# A light to pair with 48" 24/7 on a 75 gallon?



## Lancz (Apr 28, 2010)

I'm looking for recommendations on a light to pair with my 24/7 mentioned above to keep carpet plants. The substrate is approximately 18.5 inches from where the light sits flat on the top. Glass tops have been removed and the light sits under a canopy.

I have been looking at the finnex stingray, beamworks, green element and other various fixtures. I don't really want to spend much over $100 unless it makes sense. I think the double row 3w green element is $105 on ebay which I was leaning toward. There was an elf penta 48 fixture for $50 but it's out of stock.

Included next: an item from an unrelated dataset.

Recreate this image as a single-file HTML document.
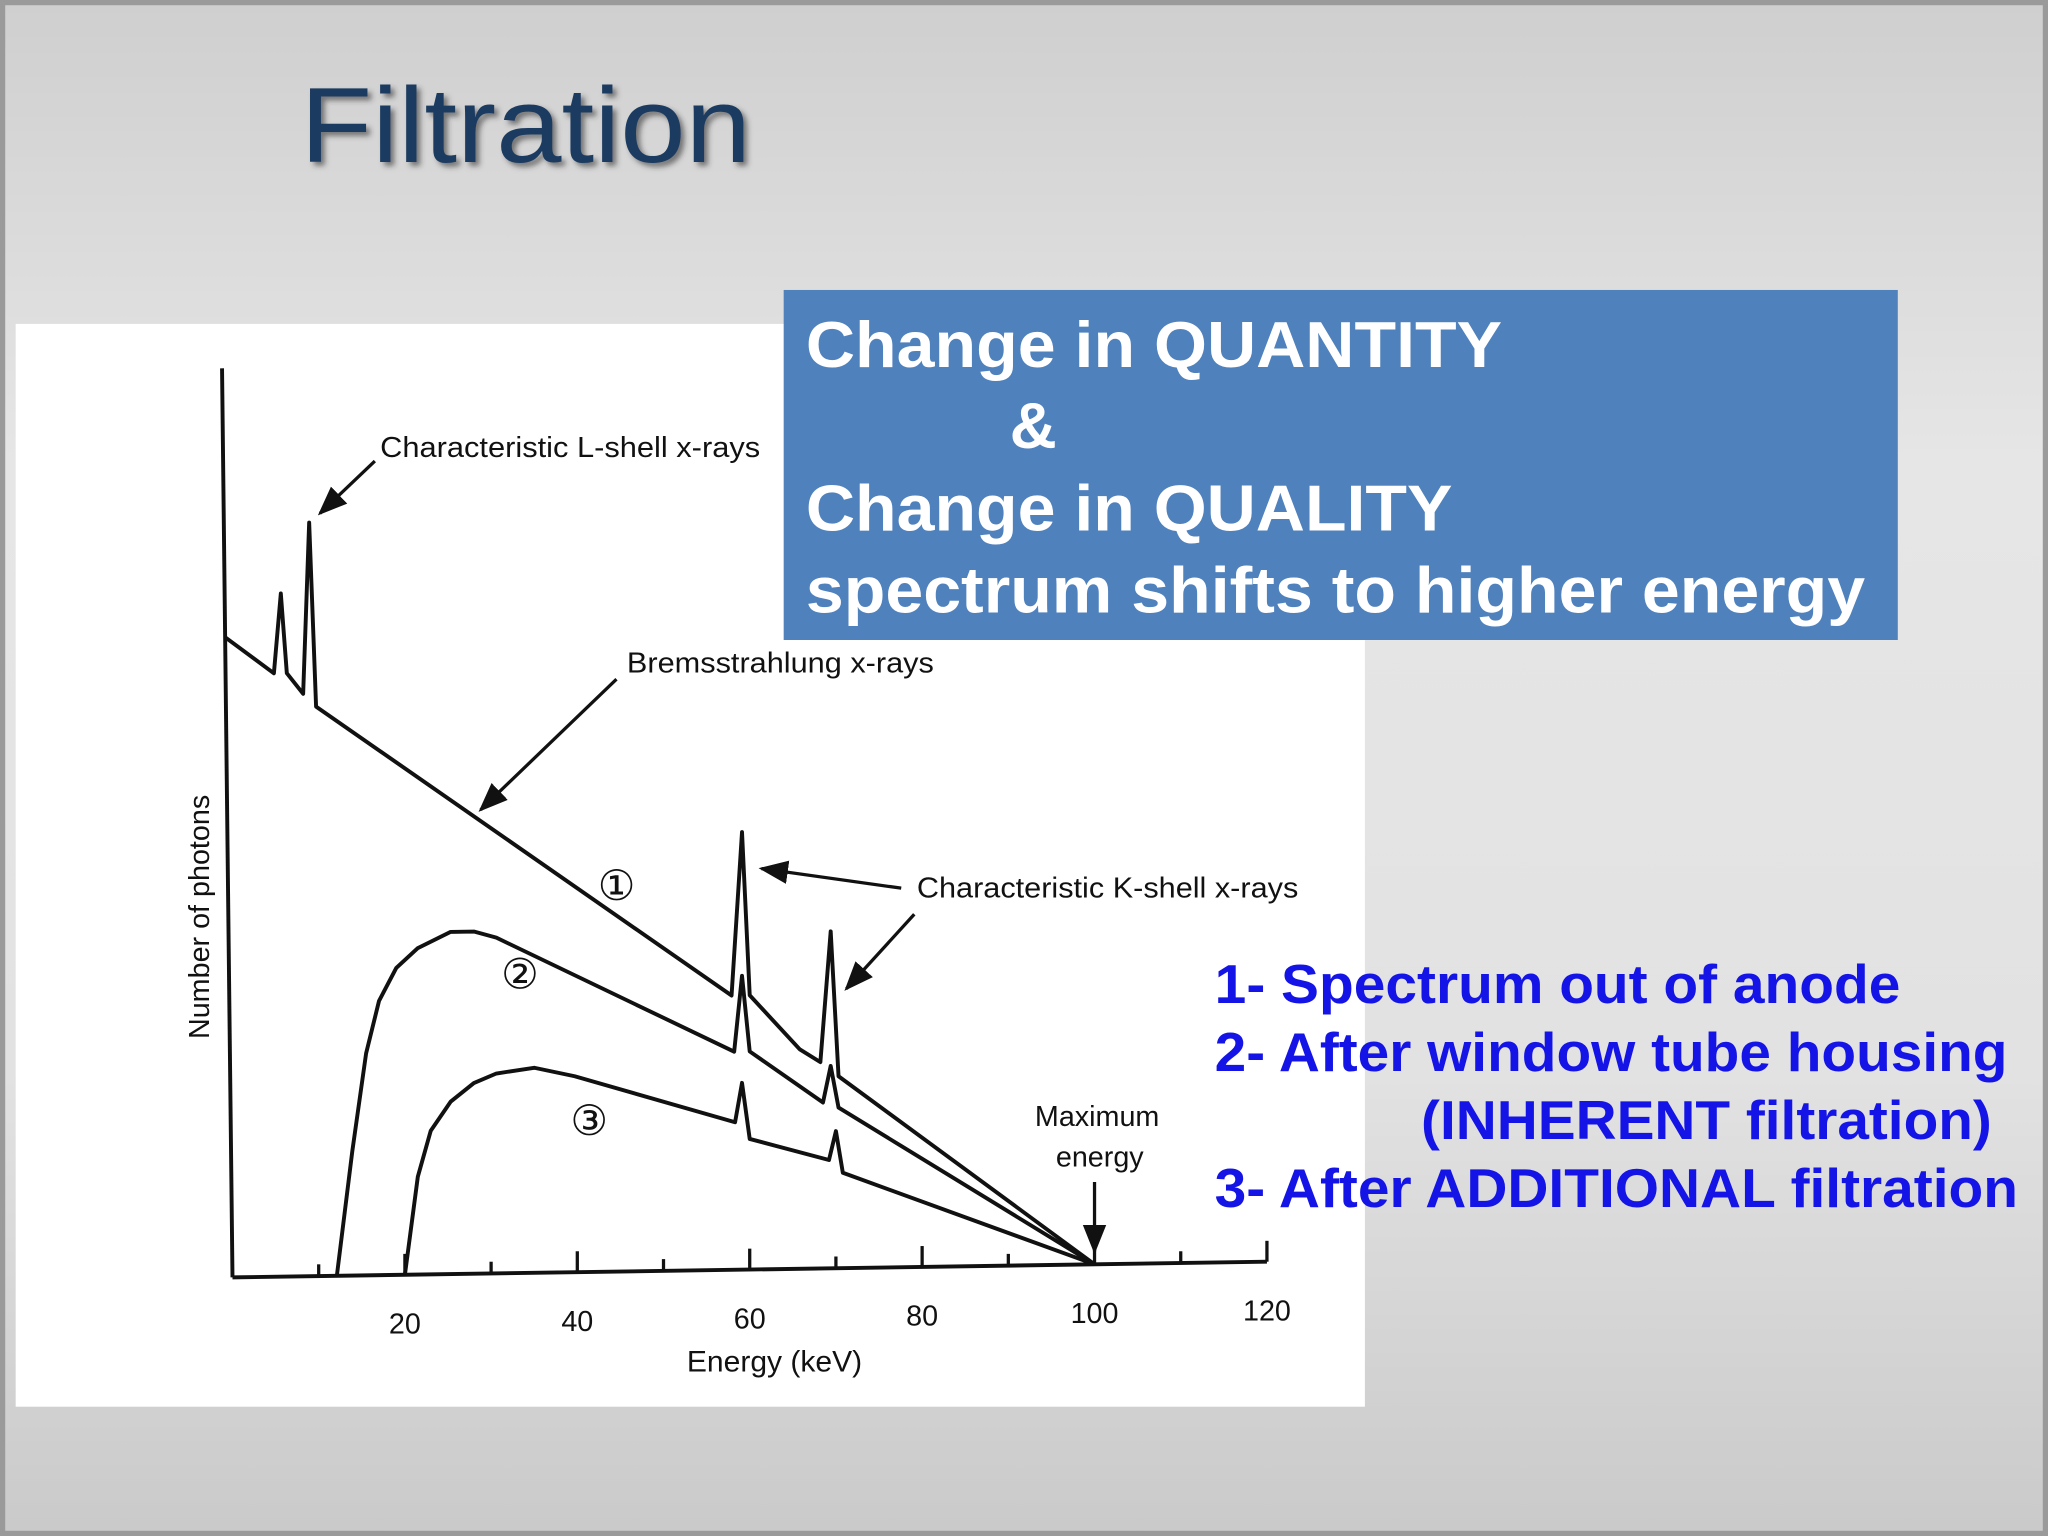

If there is some way to have enough par and save some money I'm all ears. I'd rather spend a little more and be certain I'll have enough light though.

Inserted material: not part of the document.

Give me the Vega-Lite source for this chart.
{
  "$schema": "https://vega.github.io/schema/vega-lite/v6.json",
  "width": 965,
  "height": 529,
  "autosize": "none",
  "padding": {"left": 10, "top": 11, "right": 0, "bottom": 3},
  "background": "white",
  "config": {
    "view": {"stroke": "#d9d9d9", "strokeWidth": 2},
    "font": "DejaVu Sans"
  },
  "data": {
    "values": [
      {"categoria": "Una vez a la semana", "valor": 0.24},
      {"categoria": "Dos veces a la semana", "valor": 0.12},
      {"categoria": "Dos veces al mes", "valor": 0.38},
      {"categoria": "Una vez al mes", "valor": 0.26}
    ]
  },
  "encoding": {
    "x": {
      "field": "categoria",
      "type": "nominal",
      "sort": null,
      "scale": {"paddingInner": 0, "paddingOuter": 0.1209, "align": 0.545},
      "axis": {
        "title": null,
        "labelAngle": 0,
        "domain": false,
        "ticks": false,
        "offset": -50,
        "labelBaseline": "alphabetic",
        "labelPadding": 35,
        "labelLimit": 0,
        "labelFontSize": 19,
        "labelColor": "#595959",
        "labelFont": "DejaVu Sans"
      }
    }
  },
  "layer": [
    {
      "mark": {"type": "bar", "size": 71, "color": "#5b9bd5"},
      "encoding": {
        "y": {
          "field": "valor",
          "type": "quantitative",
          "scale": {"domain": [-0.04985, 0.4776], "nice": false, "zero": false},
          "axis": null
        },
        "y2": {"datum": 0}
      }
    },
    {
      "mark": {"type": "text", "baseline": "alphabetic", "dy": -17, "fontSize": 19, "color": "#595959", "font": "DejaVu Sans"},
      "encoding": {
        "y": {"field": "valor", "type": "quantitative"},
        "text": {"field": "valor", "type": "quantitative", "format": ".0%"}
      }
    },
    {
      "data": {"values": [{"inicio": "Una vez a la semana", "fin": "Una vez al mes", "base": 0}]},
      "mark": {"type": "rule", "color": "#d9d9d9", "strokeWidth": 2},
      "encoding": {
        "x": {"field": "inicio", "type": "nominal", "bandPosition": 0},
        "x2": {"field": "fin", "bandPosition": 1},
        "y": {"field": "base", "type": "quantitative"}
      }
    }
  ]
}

I own an old hagen glo 48" which I thought I might be able to find LED tubes that fit but they seem to be nearly as expensive as a new fixture.

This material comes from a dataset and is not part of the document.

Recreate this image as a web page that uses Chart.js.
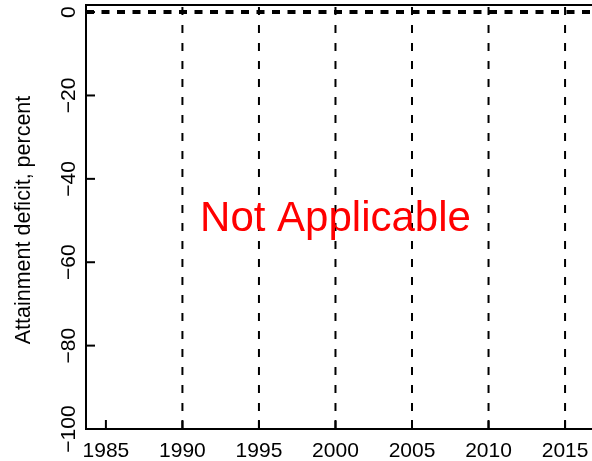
<!DOCTYPE html>
<html>
<head>
<meta charset="utf-8">
<script src="https://cdn.jsdelivr.net/npm/chart.js@4.4.0/dist/chart.umd.min.js"></script>
<style>
  html, body { margin: 0; padding: 0; background: #fff; overflow: hidden; }
  #wrap { position: relative; width: 592px; height: 461px; }
</style>
</head>
<body>
<div id="wrap"><canvas id="chart" width="592" height="461"></canvas></div>
<script>
// Data
const xTicks = [1985, 1990, 1995, 2000, 2005, 2010, 2015];
const yTicks = [0, -20, -40, -60, -80, -100];
const yTickLabels = ['0', '\u221220', '\u221240', '\u221260', '\u221280', '\u2212100'];
const refYears = [1990, 1995, 2000, 2005, 2010, 2015];   // vertical dashed lines
const targetLevel = 0;                                  // horizontal dashed line
const xRange = [1983.7, 2016.76];
const yRange = [-100, 1.7];
const yTitle = 'Attainment deficit, percent';
const noteText = 'Not Applicable';

const FONT = '"Liberation Sans", Arial, Helvetica, sans-serif';

// Build datasets
const datasets = [];
refYears.forEach(yr => {
  datasets.push({
    data: [{ x: yr, y: yRange[0] }, { x: yr, y: yRange[1] }],
    borderColor: '#000',
    borderWidth: 2,
    borderDash: [8, 10],
    pointRadius: 0,
    fill: false
  });
});
datasets.push({
  data: [{ x: xRange[0], y: targetLevel }, { x: xRange[1], y: targetLevel }],
  borderColor: '#000',
  borderWidth: 4,
  borderDash: [8, 7.5],
  pointRadius: 0,
  fill: false
});

// Draw R-style inward ticks, rotated y labels, axis title and note
const rAxes = {
  id: 'rAxes',
  afterDraw(chart) {
    const { ctx, chartArea, scales } = chart;
    const xs = scales.x, ys = scales.y;
    ctx.save();
    ctx.strokeStyle = '#000';
    ctx.lineWidth = 2;
    ctx.fillStyle = '#000';
    ctx.font = '21px ' + FONT;

    // x ticks and labels
    xTicks.forEach(v => {
      const px = xs.getPixelForValue(v);
      ctx.beginPath();
      ctx.moveTo(px, chartArea.bottom);
      ctx.lineTo(px, chartArea.bottom - 9);
      ctx.stroke();
      ctx.textAlign = 'center';
      ctx.textBaseline = 'alphabetic';
      ctx.fillText(String(v), px, 457);
    });

    // y ticks and rotated labels
    yTicks.forEach((v, i) => {
      const py = ys.getPixelForValue(v);
      ctx.beginPath();
      ctx.moveTo(chartArea.left, py);
      ctx.lineTo(chartArea.left + 9, py);
      ctx.stroke();
      ctx.save();
      ctx.translate(75, py);
      ctx.rotate(-Math.PI / 2);
      ctx.textAlign = 'center';
      ctx.textBaseline = 'alphabetic';
      ctx.fillText(yTickLabels[i], 0, 0);
      ctx.restore();
    });

    // y axis title
    ctx.save();
    ctx.translate(30, (chartArea.top + chartArea.bottom) / 2 + 3);
    ctx.rotate(-Math.PI / 2);
    ctx.textAlign = 'center';
    ctx.textBaseline = 'alphabetic';
    ctx.font = '21.5px ' + FONT;
    ctx.fillText(yTitle, 0, 0);
    ctx.restore();

    // note in the middle
    ctx.fillStyle = '#ff0000';
    ctx.font = '42px ' + FONT;
    ctx.textAlign = 'center';
    ctx.textBaseline = 'alphabetic';
    ctx.fillText(noteText, xs.getPixelForValue(2000), ys.getPixelForValue(-49) + 15);
    ctx.restore();
  }
};

new Chart(document.getElementById('chart'), {
  type: 'line',
  data: { datasets: datasets },
  options: {
    responsive: false,
    animation: false,
    events: [],
    layout: { padding: 0 },
    plugins: { legend: { display: false }, tooltip: { enabled: false }, title: { display: false } },
    elements: { line: { borderCapStyle: 'butt', tension: 0 } },
    scales: {
      x: {
        type: 'linear',
        position: 'bottom',
        min: xRange[0],
        max: xRange[1],
        grid: { display: false },
        ticks: { display: false },
        border: { display: true, color: '#000', width: 2 },
        afterFit(scale) { scale.height = 32; }
      },
      xTop: {
        type: 'linear',
        position: 'top',
        min: xRange[0],
        max: xRange[1],
        grid: { display: false },
        ticks: { display: false },
        border: { display: true, color: '#000', width: 2 },
        afterFit(scale) { scale.height = 5; }
      },
      y: {
        type: 'linear',
        position: 'left',
        min: yRange[0],
        max: yRange[1],
        grid: { display: false },
        ticks: { display: false },
        border: { display: true, color: '#000', width: 2 },
        afterFit(scale) { scale.width = 86; }
      }
    }
  },
  plugins: [rAxes]
});
</script>
</body>
</html>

I was running the 24/7 at max for 3 then 4 hours daily with a couple hours break in between. I recently switched back to 24/7 mode because I really enjoy having it on all hours. I've been running CO2 primarily most the day when the fixture provides decent light. My current plan was to get an additional light to run during prime light hours. I'm currently dosing PPS-Pro graciously provided by meowschwitz.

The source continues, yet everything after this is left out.